The exception is a hidden dependency with no reference to expose it. A classic case: an EC2 instance that needs an IAM policy to be attached before its startup script runs, but the instance config never actually references the policy attachment. Terraform sees no link, may create them in parallel, and the boot fails. depends_on states the ordering explicitly:
resource "aws_iam_role_policy" "app" {
role = aws_iam_role.app.id
policy = data.aws_iam_policy_document.app.json
}
resource "aws_instance" "app" {
ami = "ami-0abcd1234"
instance_type = "t3.small"
depends_on = [aws_iam_role_policy.app]
}
Reach for depends_on sparingly and only when there is a genuine ordering requirement with no natural reference to carry it. Sprinkling it everywhere "to be safe" serializes your graph and slows every apply. If you can express the dependency through a reference instead, do that.
The lifecycle block
lifecycle is a nested block that changes how Terraform handles create, update, and destroy for a resource. Three arguments matter.
create_before_destroy
By default, when a change forces replacement, Terraform destroys the old resource first and then creates the new one. For anything serving traffic that is a gap of downtime. create_before_destroy flips the order - build the replacement, then tear down the old one:
resource "aws_launch_template" "app" {
name_prefix = "app-"
image_id = var.ami_id
instance_type = "t3.small"
lifecycle {
create_before_destroy = true
}
}
This is the standard pattern for launch templates, TLS certificates, and anything fronted by a load balancer where a new one should be live before the old one dies. One catch: the two versions coexist briefly, so anything with a unique name will collide. That is why the example uses name_prefix rather than a fixed name - Terraform generates a unique suffix so both can exist at once.
prevent_destroy
A guardrail. Set it and Terraform refuses to run any plan that would destroy the resource, erroring out instead. It is a seatbelt for the things a stray terraform destroy or an accidental replacement would make you very unhappy about - a production database, a stateful volume, a hosted zone.

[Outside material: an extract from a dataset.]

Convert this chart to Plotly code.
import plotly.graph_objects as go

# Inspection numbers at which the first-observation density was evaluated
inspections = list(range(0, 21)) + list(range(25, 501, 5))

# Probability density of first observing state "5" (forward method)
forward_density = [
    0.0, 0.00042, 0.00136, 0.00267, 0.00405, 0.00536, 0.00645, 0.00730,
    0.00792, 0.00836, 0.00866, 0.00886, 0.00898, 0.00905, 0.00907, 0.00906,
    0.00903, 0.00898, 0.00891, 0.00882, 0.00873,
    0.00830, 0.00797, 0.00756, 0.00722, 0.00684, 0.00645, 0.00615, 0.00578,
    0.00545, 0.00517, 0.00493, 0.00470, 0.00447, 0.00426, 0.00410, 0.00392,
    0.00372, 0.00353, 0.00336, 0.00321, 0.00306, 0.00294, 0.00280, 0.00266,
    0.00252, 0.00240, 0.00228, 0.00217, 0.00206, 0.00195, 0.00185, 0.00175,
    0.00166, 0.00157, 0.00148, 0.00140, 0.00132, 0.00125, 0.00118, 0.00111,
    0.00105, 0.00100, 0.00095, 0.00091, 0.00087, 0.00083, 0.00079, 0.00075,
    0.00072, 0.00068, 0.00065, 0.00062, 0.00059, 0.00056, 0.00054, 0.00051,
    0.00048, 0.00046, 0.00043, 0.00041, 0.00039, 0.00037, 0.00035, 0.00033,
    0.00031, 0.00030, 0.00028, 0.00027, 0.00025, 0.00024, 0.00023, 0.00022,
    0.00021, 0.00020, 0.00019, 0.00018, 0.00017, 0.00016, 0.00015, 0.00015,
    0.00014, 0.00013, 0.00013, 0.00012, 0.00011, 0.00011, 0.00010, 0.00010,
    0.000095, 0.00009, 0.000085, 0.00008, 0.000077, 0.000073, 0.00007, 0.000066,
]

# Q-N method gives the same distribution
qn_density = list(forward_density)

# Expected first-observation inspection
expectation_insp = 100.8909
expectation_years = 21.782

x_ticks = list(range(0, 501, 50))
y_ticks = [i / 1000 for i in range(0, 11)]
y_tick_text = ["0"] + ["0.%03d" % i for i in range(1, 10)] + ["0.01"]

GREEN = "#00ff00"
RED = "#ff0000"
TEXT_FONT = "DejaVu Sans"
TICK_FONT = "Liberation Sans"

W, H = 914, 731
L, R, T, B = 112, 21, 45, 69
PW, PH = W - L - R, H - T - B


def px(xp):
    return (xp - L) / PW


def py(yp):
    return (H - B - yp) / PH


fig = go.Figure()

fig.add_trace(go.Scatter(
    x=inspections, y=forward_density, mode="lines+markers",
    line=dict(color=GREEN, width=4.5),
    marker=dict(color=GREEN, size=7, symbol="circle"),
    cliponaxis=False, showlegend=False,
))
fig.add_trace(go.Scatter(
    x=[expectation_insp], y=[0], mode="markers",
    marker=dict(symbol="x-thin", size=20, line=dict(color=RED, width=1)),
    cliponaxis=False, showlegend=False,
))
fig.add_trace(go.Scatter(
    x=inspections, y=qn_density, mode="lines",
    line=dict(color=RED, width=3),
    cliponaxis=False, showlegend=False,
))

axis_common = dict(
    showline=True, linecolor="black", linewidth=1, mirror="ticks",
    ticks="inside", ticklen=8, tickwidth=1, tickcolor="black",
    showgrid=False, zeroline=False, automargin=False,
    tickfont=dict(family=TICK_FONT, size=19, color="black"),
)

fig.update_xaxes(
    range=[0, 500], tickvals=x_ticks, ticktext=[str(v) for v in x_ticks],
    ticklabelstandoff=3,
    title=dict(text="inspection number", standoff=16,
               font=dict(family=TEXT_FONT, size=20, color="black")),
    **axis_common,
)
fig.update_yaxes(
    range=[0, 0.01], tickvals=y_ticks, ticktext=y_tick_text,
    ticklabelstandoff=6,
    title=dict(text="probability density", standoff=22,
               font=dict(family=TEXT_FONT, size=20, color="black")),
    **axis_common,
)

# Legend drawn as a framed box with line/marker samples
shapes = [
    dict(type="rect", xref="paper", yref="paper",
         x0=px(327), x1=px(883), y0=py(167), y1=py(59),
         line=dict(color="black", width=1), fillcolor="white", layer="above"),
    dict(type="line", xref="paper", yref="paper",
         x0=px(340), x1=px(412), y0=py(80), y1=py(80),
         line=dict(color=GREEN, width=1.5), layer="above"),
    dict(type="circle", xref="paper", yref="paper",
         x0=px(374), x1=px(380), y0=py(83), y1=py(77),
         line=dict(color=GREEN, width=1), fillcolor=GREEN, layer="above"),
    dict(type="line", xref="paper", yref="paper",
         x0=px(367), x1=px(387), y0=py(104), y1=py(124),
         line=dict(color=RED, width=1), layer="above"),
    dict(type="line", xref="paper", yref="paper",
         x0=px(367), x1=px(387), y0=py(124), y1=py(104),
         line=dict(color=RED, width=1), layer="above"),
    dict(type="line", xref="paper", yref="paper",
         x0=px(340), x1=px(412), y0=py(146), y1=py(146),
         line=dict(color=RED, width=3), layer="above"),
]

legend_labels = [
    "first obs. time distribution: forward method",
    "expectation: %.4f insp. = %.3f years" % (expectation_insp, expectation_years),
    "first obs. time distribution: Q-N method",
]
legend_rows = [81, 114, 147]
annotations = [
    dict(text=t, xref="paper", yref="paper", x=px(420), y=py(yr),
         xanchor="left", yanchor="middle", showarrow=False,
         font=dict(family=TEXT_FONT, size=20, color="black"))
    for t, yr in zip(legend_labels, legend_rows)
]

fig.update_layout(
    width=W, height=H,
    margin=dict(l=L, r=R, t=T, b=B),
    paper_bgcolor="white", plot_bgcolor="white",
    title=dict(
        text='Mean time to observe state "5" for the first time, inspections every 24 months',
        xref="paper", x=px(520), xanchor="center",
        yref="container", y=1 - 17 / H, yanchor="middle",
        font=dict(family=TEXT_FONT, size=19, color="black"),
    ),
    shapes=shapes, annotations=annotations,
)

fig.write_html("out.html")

resource "aws_db_instance" "prod" {
identifier = "prod-db"
engine = "postgres"
instance_class = "db.t3.medium"
lifecycle {
prevent_destroy = true
}
}
Be aware it blocks the whole plan, not just the destroy, so when you genuinely do need to remove the resource you have to comment the flag out first. That friction is the point.
ignore_changes
Sometimes something outside Terraform legitimately mutates a resource, and you do not want Terraform to fight it back to the configured value on every apply. ignore_changes tells Terraform to stop diffing specific attributes after creation. The common example is an autoscaling group whose desired_capacity is driven by a scaling policy at runtime:
resource "aws_autoscaling_group" "app" {
max_size = 10
min_size = 2
desired_capacity = 2
lifecycle {
ignore_changes = [desired_capacity]
}
}
Without this, Terraform sets capacity back to 2 on every apply, undoing whatever the autoscaler decided. Another frequent use is ignoring tags that a separate cost-tagging system stamps on your resources. Use it precisely, listing only the attributes you mean - ignore_changes = all exists but it blinds Terraform to real drift, so avoid it.

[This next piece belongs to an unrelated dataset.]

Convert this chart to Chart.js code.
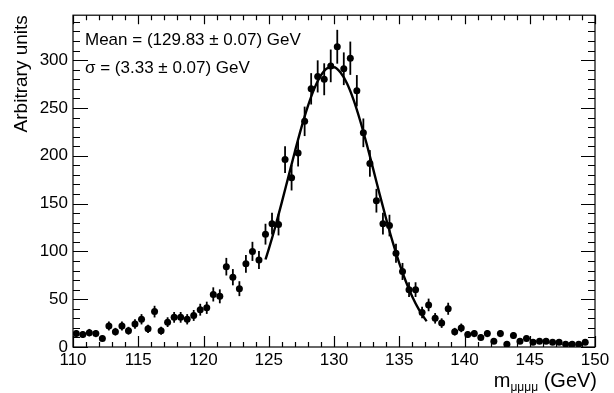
<!DOCTYPE html>
<html>
<head>
<meta charset="utf-8">
<script src="https://cdn.jsdelivr.net/npm/chart.js@4"></script>
<style>
  html, body { margin: 0; padding: 0; background: #fff; }
  #wrap { width: 614px; height: 393px; }
</style>
</head>
<body>
<div id="wrap"><canvas id="c" width="614" height="393"></canvas></div>
<script>
// histogram: 0.5 GeV bins from 110 to 150
const binLow = 110;
const binWidth = 0.5;

const counts = [
  14, 13, 15, 14, 9, 22, 16, 22, 17, 24,
  29, 19, 37, 17, 26, 31, 31, 29, 33, 39,
  41, 55, 53, 84, 73, 61, 87, 100, 91, 118,
  129, 128, 196, 177, 203, 236, 270, 283, 280, 294,
  314, 291, 302, 268, 224, 192, 153, 129, 127, 98,
  79, 60, 60, 36, 44, 30, 25, 40, 16, 20,
  13, 14, 10, 14, 6, 14, 3, 12, 6, 9,
  5, 6, 6, 5, 5, 3, 3, 3, 5, null
];

const errors = [
  3.7, 3.6, 3.9, 3.7, 3.0, 4.7, 4.0, 4.7, 4.1, 4.9,
  5.4, 4.4, 6.1, 4.1, 5.1, 5.6, 5.6, 5.4, 5.7, 6.2,
  6.4, 7.4, 7.3, 9.2, 8.5, 7.8, 9.3, 10.0, 9.5, 10.9,
  11.4, 11.3, 14.0, 13.3, 14.2, 15.4, 16.4, 16.8, 16.7, 17.1,
  17.7, 17.1, 17.4, 16.4, 15.0, 13.9, 12.4, 11.4, 11.3, 9.9,
  8.9, 7.7, 7.7, 6.0, 6.6, 5.5, 5.0, 6.3, 4.0, 4.5,
  3.6, 3.7, 3.2, 3.7, 2.4, 3.7, 1.7, 3.5, 2.4, 3.0,
  2.2, 2.4, 2.4, 2.2, 2.2, 1.7, 1.7, 1.7, 2.2, null
];

// gaussian fit curve
const fitX = [124.75, 125, 125.5, 126, 126.5, 127, 127.5, 128, 128.5, 129, 129.5, 130,
              130.5, 131, 131.5, 132, 132.5, 133, 133.5, 134, 134.5, 135, 135.5, 136,
              136.5, 137, 137.1];
const fitY = [91.5, 102.3, 125.8, 151.2, 177.7, 204.2, 229.4, 251.9, 270.5, 284.0, 291.6, 292.6,
              287.1, 275.5, 258.4, 236.9, 212.5, 186.3, 159.6, 133.8, 109.6, 87.8, 68.8, 52.6,
              39.4, 28.9, 27.0];

const xTicks = [110, 115, 120, 125, 130, 135, 140, 145, 150];
const yTicks = [0, 50, 100, 150, 200, 250, 300];

const fitText = ['Mean = (129.83 \u00B1 0.07) GeV', '\u03C3 = (3.33 \u00B1 0.07) GeV'];

const FONT = "'Liberation Sans', Arial, sans-serif";

const points = counts.map((v, i) => ({ x: binLow + binWidth * (i + 0.5), y: v, e: errors[i] }));
const fitPts = fitX.map((x, i) => ({ x: x, y: fitY[i] }));

// vertical error bars
const errorBars = {
  id: 'errorBars',
  beforeDatasetsDraw(chart) {
    const { ctx, scales: { x, y } } = chart;
    ctx.save();
    ctx.strokeStyle = '#000';
    ctx.lineWidth = 1.8;
    points.forEach(p => {
      if (p.y == null) return;
      const px = x.getPixelForValue(p.x);
      ctx.beginPath();
      ctx.moveTo(px, y.getPixelForValue(p.y - p.e));
      ctx.lineTo(px, y.getPixelForValue(p.y + p.e));
      ctx.stroke();
    });
    ctx.restore();
  }
};

// ROOT style frame with inner ticks, stats text and x title
const frame = {
  id: 'frame',
  afterDraw(chart) {
    const { ctx, chartArea: a, scales: { x, y } } = chart;
    ctx.save();
    ctx.strokeStyle = '#000';
    ctx.lineWidth = 1.2;
    ctx.strokeRect(a.left, a.top, a.right - a.left, a.bottom - a.top);

    ctx.beginPath();
    for (let v = 110; v <= 150; v++) {
      const px = Math.round(x.getPixelForValue(v)) + 0.5;
      const big = v % 5 === 0;
      ctx.moveTo(px, a.bottom); ctx.lineTo(px, a.bottom - (big ? 11 : 5));
      ctx.moveTo(px, a.top); ctx.lineTo(px, a.top + (big ? 9 : 5));
    }
    for (let v = 0; v <= 340; v += 10) {
      const py = Math.round(y.getPixelForValue(v)) + 0.5;
      const big = v % 50 === 0;
      ctx.moveTo(a.left, py); ctx.lineTo(a.left + (big ? 15 : 7), py);
      ctx.moveTo(a.right, py); ctx.lineTo(a.right - (big ? 14 : 7), py);
    }
    ctx.stroke();

    ctx.fillStyle = '#000';
    ctx.textBaseline = 'alphabetic';
    ctx.textAlign = 'left';
    ctx.font = '17px ' + FONT;
    ctx.fillText(fitText[0], 85, 45);
    ctx.fillText(fitText[1], 85, 73);

    // x title: m with subscript, right aligned to the frame
    const big = '20px ' + FONT, small = '12px ' + FONT;
    ctx.font = big; const wM = ctx.measureText('m').width;
    const wG = ctx.measureText(' (GeV)').width;
    ctx.font = small; const wS = ctx.measureText('\u03BC\u03BC\u03BC\u03BC').width;
    let tx = a.right + 2 - (wM + wS + wG);
    const base = 387;
    ctx.font = big; ctx.fillText('m', tx, base); tx += wM;
    ctx.font = small; ctx.fillText('\u03BC\u03BC\u03BC\u03BC', tx, base + 4); tx += wS;
    ctx.font = big; ctx.fillText(' (GeV)', tx, base);
    ctx.restore();
  }
};

new Chart(document.getElementById('c'), {
  data: {
    datasets: [
      {
        type: 'scatter',
        data: points,
        pointRadius: 3.5,
        pointBackgroundColor: '#000',
        pointBorderWidth: 0,
        order: 1
      },
      {
        type: 'line',
        data: fitPts,
        borderColor: '#000',
        borderWidth: 2.4,
        pointRadius: 0,
        fill: false,
        cubicInterpolationMode: 'monotone',
        order: 2
      }
    ]
  },
  options: {
    responsive: false,
    animation: false,
    events: [],
    layout: { padding: { left: 0, right: 19, top: 11, bottom: 0 } },
    plugins: { legend: { display: false }, tooltip: { enabled: false } },
    scales: {
      x: {
        type: 'linear',
        min: 110,
        max: 150,
        afterBuildTicks: s => { s.ticks = xTicks.map(v => ({ value: v })); },
        afterFit: s => { s.height = 46; },
        grid: { display: false, drawTicks: false },
        border: { display: false },
        ticks: { color: '#000', font: { family: FONT, size: 17 }, padding: 3, maxRotation: 0 }
      },
      y: {
        min: 0,
        max: 347,
        afterBuildTicks: s => { s.ticks = yTicks.map(v => ({ value: v })); },
        afterFit: s => { s.width = 73; },
        grid: { display: false, drawTicks: false },
        border: { display: false },
        ticks: { color: '#000', font: { family: FONT, size: 17 }, padding: 5 },
        title: {
          display: true,
          text: 'Arbitrary units',
          align: 'end',
          color: '#000',
          font: { family: FONT, size: 19 },
          padding: { top: 10, bottom: 0 }
        }
      }
    }
  },
  plugins: [errorBars, frame]
});
</script>
</body>
</html>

dynamic blocks: repeatable nested config
count and for_each create whole resources. But sometimes the repetition is inside one resource - a security group with a variable number of ingress rules, an IAM policy with several statements. You cannot put count on a nested block, so Terraform gives you dynamic, which generates nested blocks by iterating a collection.
variable "ingress_ports" {
type = list(number)
default = [80, 443, 8080]
}
resource "aws_security_group" "web" {
name = "web"
dynamic "ingress" {
for_each = var.ingress_ports
content {
from_port = ingress.value
to_port = ingress.value
protocol = "tcp"
cidr_blocks = ["0.0.0.0/0"]
}
}
}
The dynamic "ingress" produces one ingress { ... } block per element. The iterator takes the block's name (ingress here), so you reference ingress.value and ingress.key inside content. It reads a little awkwardly at first, but it is exactly the same iteration idea applied to a nested block instead of a top-level resource.

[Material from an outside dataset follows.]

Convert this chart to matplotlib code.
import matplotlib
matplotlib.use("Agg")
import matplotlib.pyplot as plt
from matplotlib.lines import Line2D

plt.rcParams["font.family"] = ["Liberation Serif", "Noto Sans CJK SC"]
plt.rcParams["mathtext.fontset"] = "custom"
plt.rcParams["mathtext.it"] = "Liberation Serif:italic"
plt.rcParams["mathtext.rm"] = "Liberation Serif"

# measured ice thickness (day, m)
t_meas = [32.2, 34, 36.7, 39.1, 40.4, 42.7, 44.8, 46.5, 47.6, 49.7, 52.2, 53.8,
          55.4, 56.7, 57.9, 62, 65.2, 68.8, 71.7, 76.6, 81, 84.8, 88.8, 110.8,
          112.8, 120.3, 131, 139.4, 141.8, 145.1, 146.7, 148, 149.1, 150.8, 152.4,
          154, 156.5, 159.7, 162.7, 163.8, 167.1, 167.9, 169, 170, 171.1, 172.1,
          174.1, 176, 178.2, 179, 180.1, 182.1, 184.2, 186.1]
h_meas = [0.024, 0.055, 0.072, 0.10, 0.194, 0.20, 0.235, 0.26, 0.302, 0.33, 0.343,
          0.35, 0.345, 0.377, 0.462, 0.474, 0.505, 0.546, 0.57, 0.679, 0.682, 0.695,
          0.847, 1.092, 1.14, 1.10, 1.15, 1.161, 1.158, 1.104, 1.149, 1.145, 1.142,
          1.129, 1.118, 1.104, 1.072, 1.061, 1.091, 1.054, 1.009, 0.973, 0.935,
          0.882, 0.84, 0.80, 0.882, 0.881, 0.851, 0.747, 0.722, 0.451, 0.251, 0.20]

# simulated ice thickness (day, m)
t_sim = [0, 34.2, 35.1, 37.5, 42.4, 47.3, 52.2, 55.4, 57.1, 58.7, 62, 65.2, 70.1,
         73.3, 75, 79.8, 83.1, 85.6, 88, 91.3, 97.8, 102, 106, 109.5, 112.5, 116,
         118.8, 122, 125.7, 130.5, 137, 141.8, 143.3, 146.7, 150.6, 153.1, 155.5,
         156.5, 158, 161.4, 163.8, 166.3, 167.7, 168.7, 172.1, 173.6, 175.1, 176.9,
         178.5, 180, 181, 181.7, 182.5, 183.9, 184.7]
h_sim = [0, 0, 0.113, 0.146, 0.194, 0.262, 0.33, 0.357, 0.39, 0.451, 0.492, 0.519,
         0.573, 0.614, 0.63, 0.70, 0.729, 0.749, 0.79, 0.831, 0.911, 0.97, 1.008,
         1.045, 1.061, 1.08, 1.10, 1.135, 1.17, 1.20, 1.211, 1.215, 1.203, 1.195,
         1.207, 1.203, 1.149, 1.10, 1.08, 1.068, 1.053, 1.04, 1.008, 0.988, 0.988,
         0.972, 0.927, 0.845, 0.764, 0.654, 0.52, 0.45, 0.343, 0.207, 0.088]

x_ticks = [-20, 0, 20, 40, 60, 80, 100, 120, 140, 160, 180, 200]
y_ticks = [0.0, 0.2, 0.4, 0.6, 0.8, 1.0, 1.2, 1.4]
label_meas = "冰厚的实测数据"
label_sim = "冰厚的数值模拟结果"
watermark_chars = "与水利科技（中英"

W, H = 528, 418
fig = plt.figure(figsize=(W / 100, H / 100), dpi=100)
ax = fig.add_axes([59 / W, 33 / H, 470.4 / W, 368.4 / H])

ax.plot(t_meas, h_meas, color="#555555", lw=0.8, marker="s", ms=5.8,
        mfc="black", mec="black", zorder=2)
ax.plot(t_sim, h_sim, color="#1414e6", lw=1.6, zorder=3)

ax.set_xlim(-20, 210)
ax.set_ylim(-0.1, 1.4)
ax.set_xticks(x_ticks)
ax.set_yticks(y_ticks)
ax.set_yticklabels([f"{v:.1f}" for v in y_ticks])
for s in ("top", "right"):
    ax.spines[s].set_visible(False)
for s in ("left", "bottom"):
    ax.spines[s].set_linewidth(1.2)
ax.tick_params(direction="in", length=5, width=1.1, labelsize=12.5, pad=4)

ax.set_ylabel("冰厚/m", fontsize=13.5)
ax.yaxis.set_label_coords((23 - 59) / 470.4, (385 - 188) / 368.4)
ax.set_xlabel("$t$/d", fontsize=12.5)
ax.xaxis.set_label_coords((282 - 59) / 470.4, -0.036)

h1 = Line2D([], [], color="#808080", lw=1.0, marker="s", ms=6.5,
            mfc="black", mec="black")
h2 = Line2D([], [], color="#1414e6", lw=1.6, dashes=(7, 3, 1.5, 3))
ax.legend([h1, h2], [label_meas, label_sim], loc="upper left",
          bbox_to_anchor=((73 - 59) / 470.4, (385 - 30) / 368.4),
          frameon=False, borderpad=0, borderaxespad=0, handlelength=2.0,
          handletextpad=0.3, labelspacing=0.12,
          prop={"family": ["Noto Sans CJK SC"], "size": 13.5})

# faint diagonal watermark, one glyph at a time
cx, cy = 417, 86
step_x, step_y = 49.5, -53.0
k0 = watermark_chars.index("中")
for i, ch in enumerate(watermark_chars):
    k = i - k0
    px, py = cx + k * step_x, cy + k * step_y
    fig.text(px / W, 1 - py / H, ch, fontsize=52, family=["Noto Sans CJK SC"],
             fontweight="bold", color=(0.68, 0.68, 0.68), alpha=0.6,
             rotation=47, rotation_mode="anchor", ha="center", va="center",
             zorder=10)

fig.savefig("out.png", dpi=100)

A word of restraint: a static list of three plainly written ingress blocks is more readable than a dynamic block, and readability wins. Reach for dynamic when the number of blocks is genuinely driven by a variable or a map - not just to feel clever about a fixed, known set.
The shape of it
These meta-arguments turn Terraform from a list of hand-written resources into configuration that scales with your inputs. Use for_each by default so removing an item deletes only that item; drop to count for on/off conditionals and interchangeable pools, remembering that removing a middle element reindexes everything after it and can destroy resources you never touched. Let Terraform infer ordering from references, and only spell it out with depends_on when a real dependency has no reference to carry it. Use the lifecycle block deliberately: create_before_destroy to avoid downtime on replacement, prevent_destroy as a seatbelt on the resources you cannot afford to lose, and ignore_changes to stop fighting things that legitimately change outside Terraform. And use dynamic blocks when nested config genuinely varies with input, but not a moment before - a plain static block is almost always clearer.